-------- Provided records
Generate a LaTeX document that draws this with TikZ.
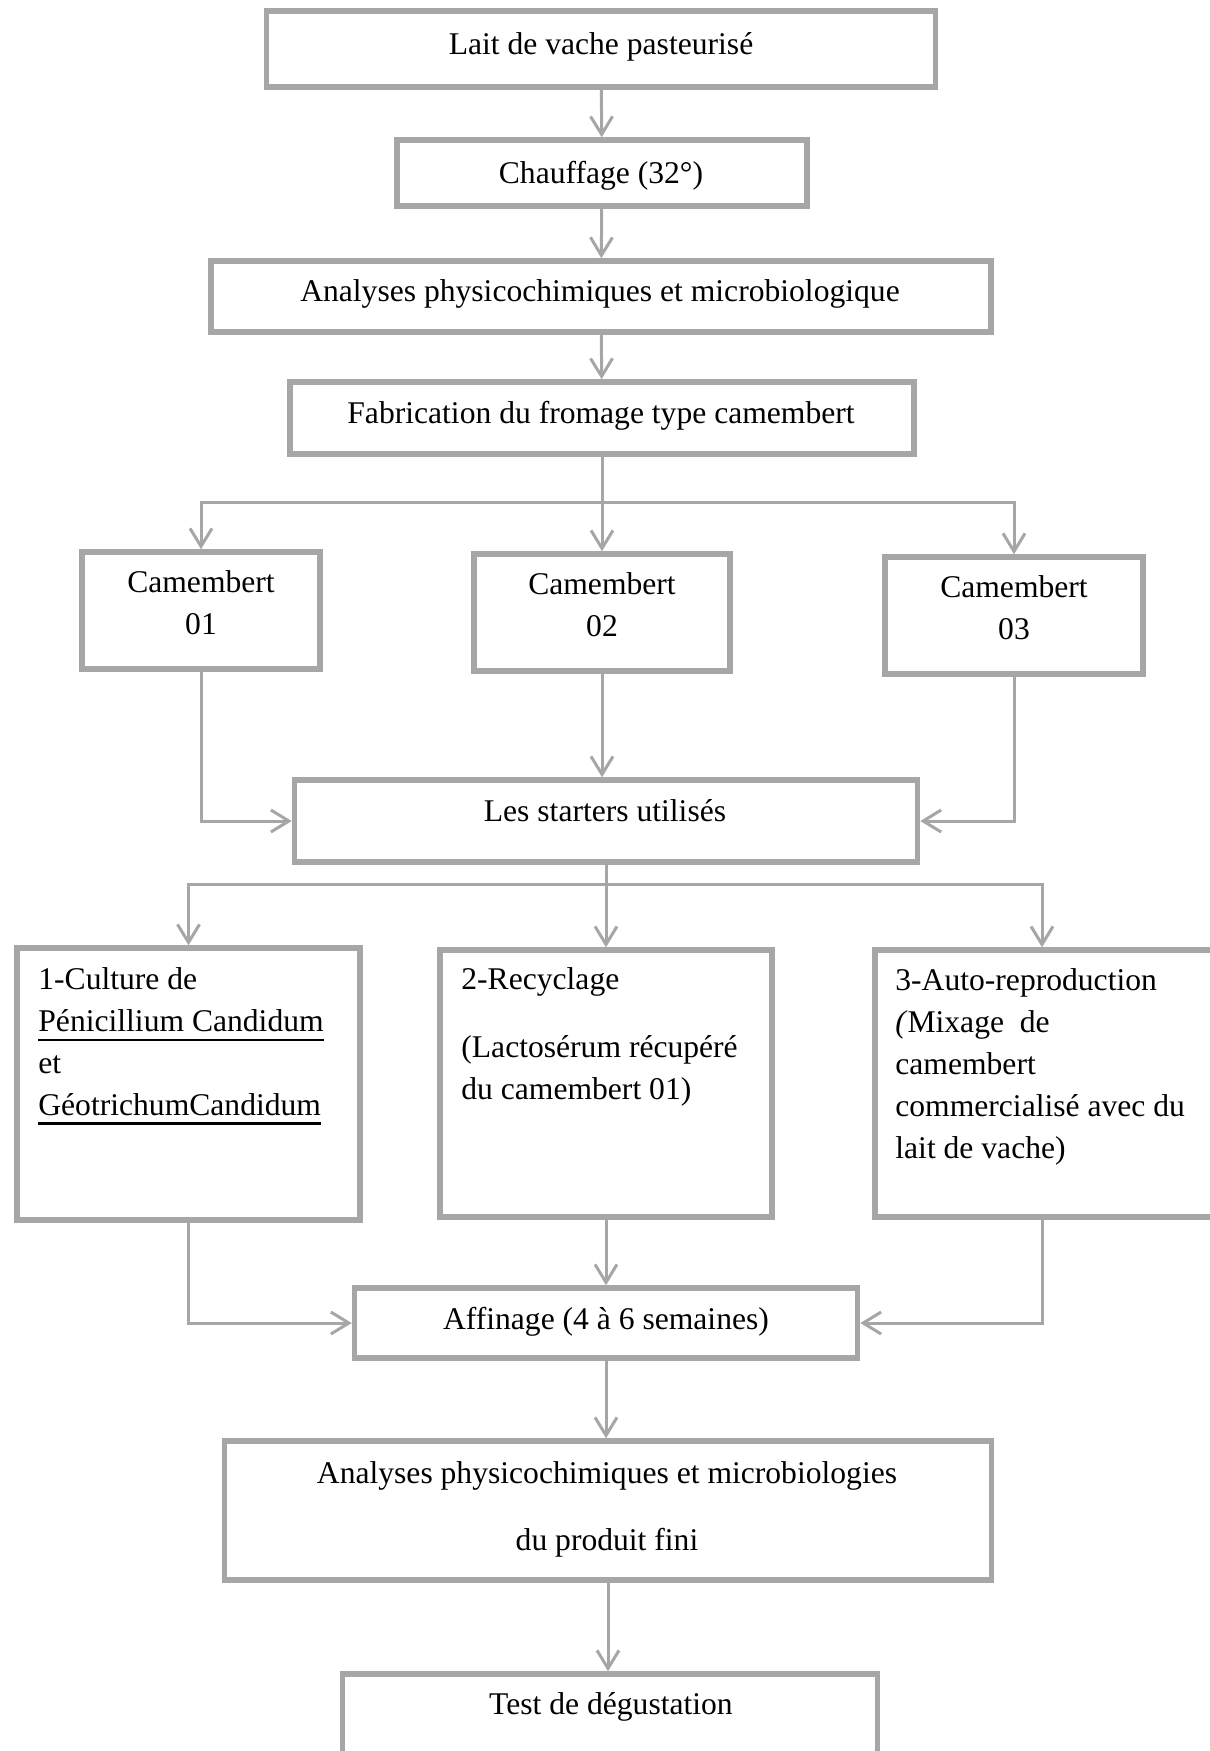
\documentclass[tikz,border=0pt]{standalone}
\usepackage{fontspec}
\setmainfont{Liberation Serif}
\usetikzlibrary{arrows.meta, positioning}

\definecolor{rahmen}{HTML}{A6A6A6}
\newcommand{\strich}[1]{\setbox0\hbox{#1}\rlap{\rule[-4.8pt]{\wd0}{1.2pt}}\box0}

\tikzset{
  kasten/.style={draw=rahmen, line width=2.75pt, inner sep=0pt, fill=white},
  txt/.style={font=\fontsize{15.8pt}{20.9pt}\selectfont, inner sep=0pt},
  linie/.style={draw=rahmen, line width=1.5pt},
  pfeil/.style={linie, -{Straight Barb[length=9pt,width=11pt]}},
}

\begin{document}
\begin{tikzpicture}[x=0.5pt, y=-0.5pt]
  \useasboundingbox (0,0) rectangle (1210,1751);
  \clip (0,0) rectangle (1210,1751);

  %Kaesten oben
  \node[kasten, minimum width=334.5pt, minimum height=38pt] (milch) at (601,49) {};
  \node[kasten, minimum width=205pt, minimum height=33pt] (chauff) at (602,173) {};
  \node[kasten, minimum width=390pt, minimum height=35.5pt] (ana1) at (601,296.5) {};
  \node[kasten, minimum width=312pt, minimum height=36pt] (fabr) at (602,418) {};

  %Camemberts
  \node[kasten, minimum width=119pt, minimum height=58.5pt] (cam1) at (201,610.5) {};
  \node[kasten, minimum width=128pt, minimum height=58.5pt] (cam2) at (602,612.5) {};
  \node[kasten, minimum width=129pt, minimum height=58.5pt] (cam3) at (1014,615.5) {};

  \node[kasten, minimum width=311.5pt, minimum height=41pt] (start) at (606,821) {};

  %Starter (der dritte reicht ueber den Rand)
  \node[kasten, minimum width=171.5pt, minimum height=136pt] (st1) at (188.5,1084) {};
  \node[kasten, minimum width=166pt, minimum height=133.5pt] (st2) at (606,1083.5) {};
  \node[kasten, minimum width=187.5pt, minimum height=133.5pt] (st3) at (1062.5,1083.5) {};
  \coordinate (x3) at (1042,0);

  %Kaesten unten
  \node[kasten, minimum width=251.5pt, minimum height=35pt] (affi) at (606,1323) {};
  \node[kasten, minimum width=383.5pt, minimum height=69.5pt] (ana2) at (608,1510.5) {};
  \node[kasten, minimum width=267.5pt, minimum height=61.5pt] (degu) at (610,1735.5) {};

  %Texte (base = letzte Zeile)
  \node[txt, anchor=base] (tmilch) at (601,54) {Lait de vache pasteurisé};
  \node[txt, anchor=base] (tchauff) at (601,183) {Chauffage (32°)};
  \node[txt, anchor=base] (tana1) at (600,301) {Analyses physicochimiques et microbiologique};
  \node[txt, anchor=base] (tfabr) at (601,423) {Fabrication du fromage type camembert};
  \node[txt, anchor=base, align=center] (tcam1) at (201,634) {Camembert\\01};
  \node[txt, anchor=base, align=center] (tcam2) at (602,636) {Camembert\\02};
  \node[txt, anchor=base, align=center] (tcam3) at (1014,639) {Camembert\\03};
  \node[txt, anchor=base] (tstart) at (605,821) {Les starters utilisés};
  \node[txt, anchor=base west, align=left] (tst1) at (38,1115)
    {1-Culture de\\\strich{Pénicillium Candidum}\\et\\\strich{GéotrichumCandidum}};
  \node[txt, anchor=base west, align=left] (tst2) at (461,1099)
    {2-Recyclage\\[13pt](Lactosérum récupéré\\du camembert 01)};
  \node[txt, anchor=base west, align=left] (tst3) at (895,1158)
    {3-Auto-reproduction\\\textit{(}Mixage\ \ de\\camembert\\commercialisé avec du\\lait de vache)};
  \node[txt, anchor=base] (taffi) at (606,1329) {Affinage (4 à 6 semaines)};
  \node[txt, anchor=base, align=center] (tana2) at (607,1550)
    {Analyses physicochimiques et microbiologies\\[12.6pt]du produit fini};
  \node[txt, anchor=base] (tdegu) at (611,1714) {Test de dégustation};

  %Pfeile
  \draw[pfeil] (milch) -- (chauff);
  \draw[pfeil] (chauff) -- (ana1);
  \draw[pfeil] (ana1) -- (fabr);

  \coordinate (k1) at (602,502);
  \draw[linie] (fabr) -- (k1);
  \draw[pfeil] (k1) -| (cam1);
  \draw[pfeil] (k1) -- (cam2);
  \draw[pfeil] (k1) -| (cam3);

  \draw[pfeil] (cam1) |- (start);
  \draw[pfeil] (cam2.south) -- (cam2.south |- start.north);
  \draw[pfeil] (cam3) |- (start);

  \coordinate (k2) at (606,884);
  \draw[linie] (start) -- (k2);
  \draw[pfeil] (k2) -| (st1);
  \draw[pfeil] (k2) -- (st2);
  \draw[pfeil] (k2) -| (st3.north -| x3);

  \draw[pfeil] (st1) |- (affi);
  \draw[pfeil] (st2) -- (affi);
  \draw[pfeil] (st3.south -| x3) |- (affi);

  \draw[pfeil] (affi.south) -- (affi.south |- ana2.north);
  \draw[pfeil] (ana2.south) -- (ana2.south |- degu.north);
\end{tikzpicture}
\end{document}
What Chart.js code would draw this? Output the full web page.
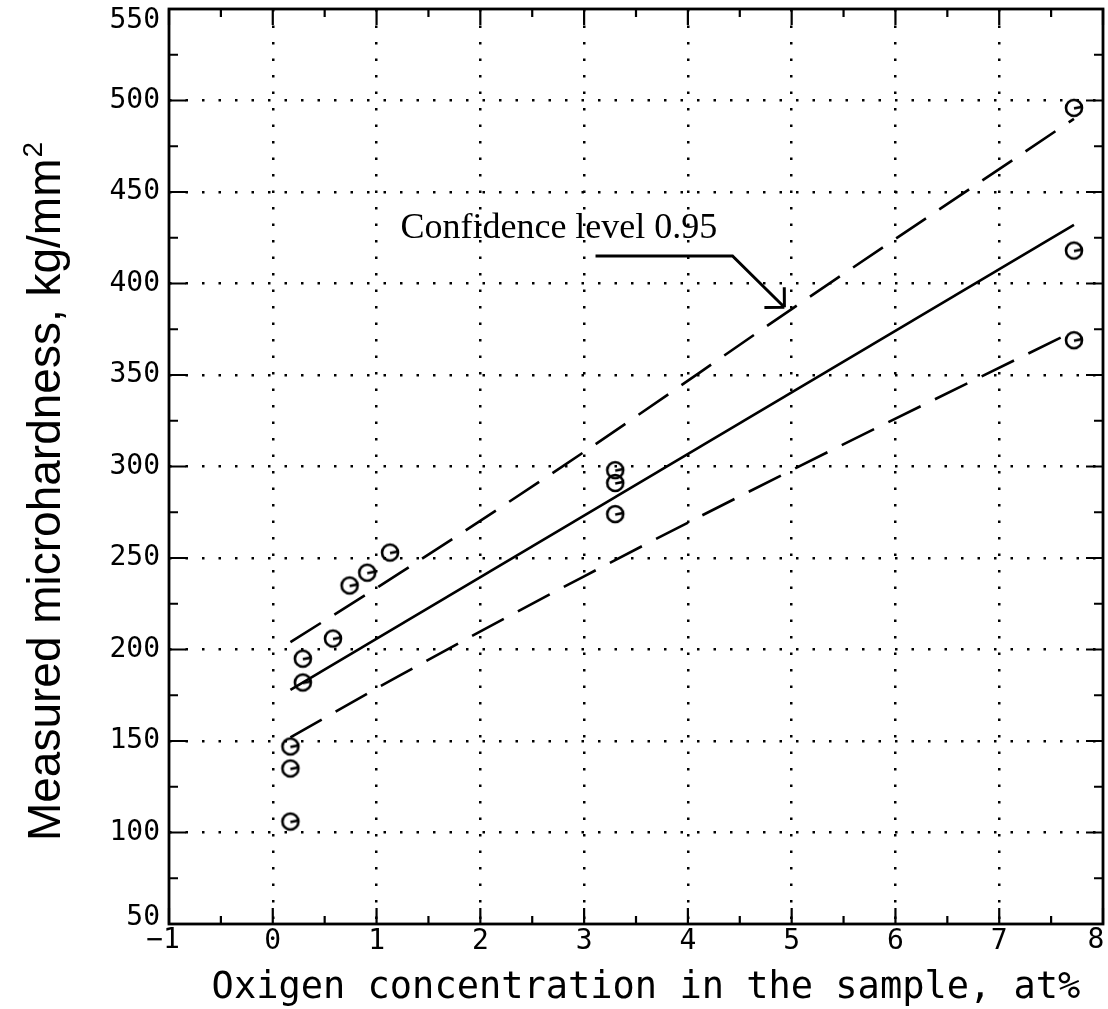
----------------
Task directions ->
Write the entries above out in full, exactly, with no images.

Output for this task ->
Generate a LaTeX document that draws this with TikZ.
\documentclass[tikz,border=0pt]{standalone}
\usepackage{fontspec}
\setmainfont{Liberation Serif}
\usetikzlibrary{arrows.meta, positioning}

\definecolor{rahmen}{HTML}{A6A6A6}
\newcommand{\strich}[1]{\setbox0\hbox{#1}\rlap{\rule[-4.8pt]{\wd0}{1.2pt}}\box0}

\tikzset{
  kasten/.style={draw=rahmen, line width=2.75pt, inner sep=0pt, fill=white},
  txt/.style={font=\fontsize{15.8pt}{20.9pt}\selectfont, inner sep=0pt},
  linie/.style={draw=rahmen, line width=1.5pt},
  pfeil/.style={linie, -{Straight Barb[length=9pt,width=11pt]}},
}

\begin{document}
\begin{tikzpicture}[x=0.5pt, y=-0.5pt]
  \useasboundingbox (0,0) rectangle (1210,1751);
  \clip (0,0) rectangle (1210,1751);

  %Kaesten oben
  \node[kasten, minimum width=334.5pt, minimum height=38pt] (milch) at (601,49) {};
  \node[kasten, minimum width=205pt, minimum height=33pt] (chauff) at (602,173) {};
  \node[kasten, minimum width=390pt, minimum height=35.5pt] (ana1) at (601,296.5) {};
  \node[kasten, minimum width=312pt, minimum height=36pt] (fabr) at (602,418) {};

  %Camemberts
  \node[kasten, minimum width=119pt, minimum height=58.5pt] (cam1) at (201,610.5) {};
  \node[kasten, minimum width=128pt, minimum height=58.5pt] (cam2) at (602,612.5) {};
  \node[kasten, minimum width=129pt, minimum height=58.5pt] (cam3) at (1014,615.5) {};

  \node[kasten, minimum width=311.5pt, minimum height=41pt] (start) at (606,821) {};

  %Starter (der dritte reicht ueber den Rand)
  \node[kasten, minimum width=171.5pt, minimum height=136pt] (st1) at (188.5,1084) {};
  \node[kasten, minimum width=166pt, minimum height=133.5pt] (st2) at (606,1083.5) {};
  \node[kasten, minimum width=187.5pt, minimum height=133.5pt] (st3) at (1062.5,1083.5) {};
  \coordinate (x3) at (1042,0);

  %Kaesten unten
  \node[kasten, minimum width=251.5pt, minimum height=35pt] (affi) at (606,1323) {};
  \node[kasten, minimum width=383.5pt, minimum height=69.5pt] (ana2) at (608,1510.5) {};
  \node[kasten, minimum width=267.5pt, minimum height=61.5pt] (degu) at (610,1735.5) {};

  %Texte (base = letzte Zeile)
  \node[txt, anchor=base] (tmilch) at (601,54) {Lait de vache pasteurisé};
  \node[txt, anchor=base] (tchauff) at (601,183) {Chauffage (32°)};
  \node[txt, anchor=base] (tana1) at (600,301) {Analyses physicochimiques et microbiologique};
  \node[txt, anchor=base] (tfabr) at (601,423) {Fabrication du fromage type camembert};
  \node[txt, anchor=base, align=center] (tcam1) at (201,634) {Camembert\\01};
  \node[txt, anchor=base, align=center] (tcam2) at (602,636) {Camembert\\02};
  \node[txt, anchor=base, align=center] (tcam3) at (1014,639) {Camembert\\03};
  \node[txt, anchor=base] (tstart) at (605,821) {Les starters utilisés};
  \node[txt, anchor=base west, align=left] (tst1) at (38,1115)
    {1-Culture de\\\strich{Pénicillium Candidum}\\et\\\strich{GéotrichumCandidum}};
  \node[txt, anchor=base west, align=left] (tst2) at (461,1099)
    {2-Recyclage\\[13pt](Lactosérum récupéré\\du camembert 01)};
  \node[txt, anchor=base west, align=left] (tst3) at (895,1158)
    {3-Auto-reproduction\\\textit{(}Mixage\ \ de\\camembert\\commercialisé avec du\\lait de vache)};
  \node[txt, anchor=base] (taffi) at (606,1329) {Affinage (4 à 6 semaines)};
  \node[txt, anchor=base, align=center] (tana2) at (607,1550)
    {Analyses physicochimiques et microbiologies\\[12.6pt]du produit fini};
  \node[txt, anchor=base] (tdegu) at (611,1714) {Test de dégustation};

  %Pfeile
  \draw[pfeil] (milch) -- (chauff);
  \draw[pfeil] (chauff) -- (ana1);
  \draw[pfeil] (ana1) -- (fabr);

  \coordinate (k1) at (602,502);
  \draw[linie] (fabr) -- (k1);
  \draw[pfeil] (k1) -| (cam1);
  \draw[pfeil] (k1) -- (cam2);
  \draw[pfeil] (k1) -| (cam3);

  \draw[pfeil] (cam1) |- (start);
  \draw[pfeil] (cam2.south) -- (cam2.south |- start.north);
  \draw[pfeil] (cam3) |- (start);

  \coordinate (k2) at (606,884);
  \draw[linie] (start) -- (k2);
  \draw[pfeil] (k2) -| (st1);
  \draw[pfeil] (k2) -- (st2);
  \draw[pfeil] (k2) -| (st3.north -| x3);

  \draw[pfeil] (st1) |- (affi);
  \draw[pfeil] (st2) -- (affi);
  \draw[pfeil] (st3.south -| x3) |- (affi);

  \draw[pfeil] (affi.south) -- (affi.south |- ana2.north);
  \draw[pfeil] (ana2.south) -- (ana2.south |- degu.north);
\end{tikzpicture}
\end{document}
What Chart.js code would draw this? Output the full web page.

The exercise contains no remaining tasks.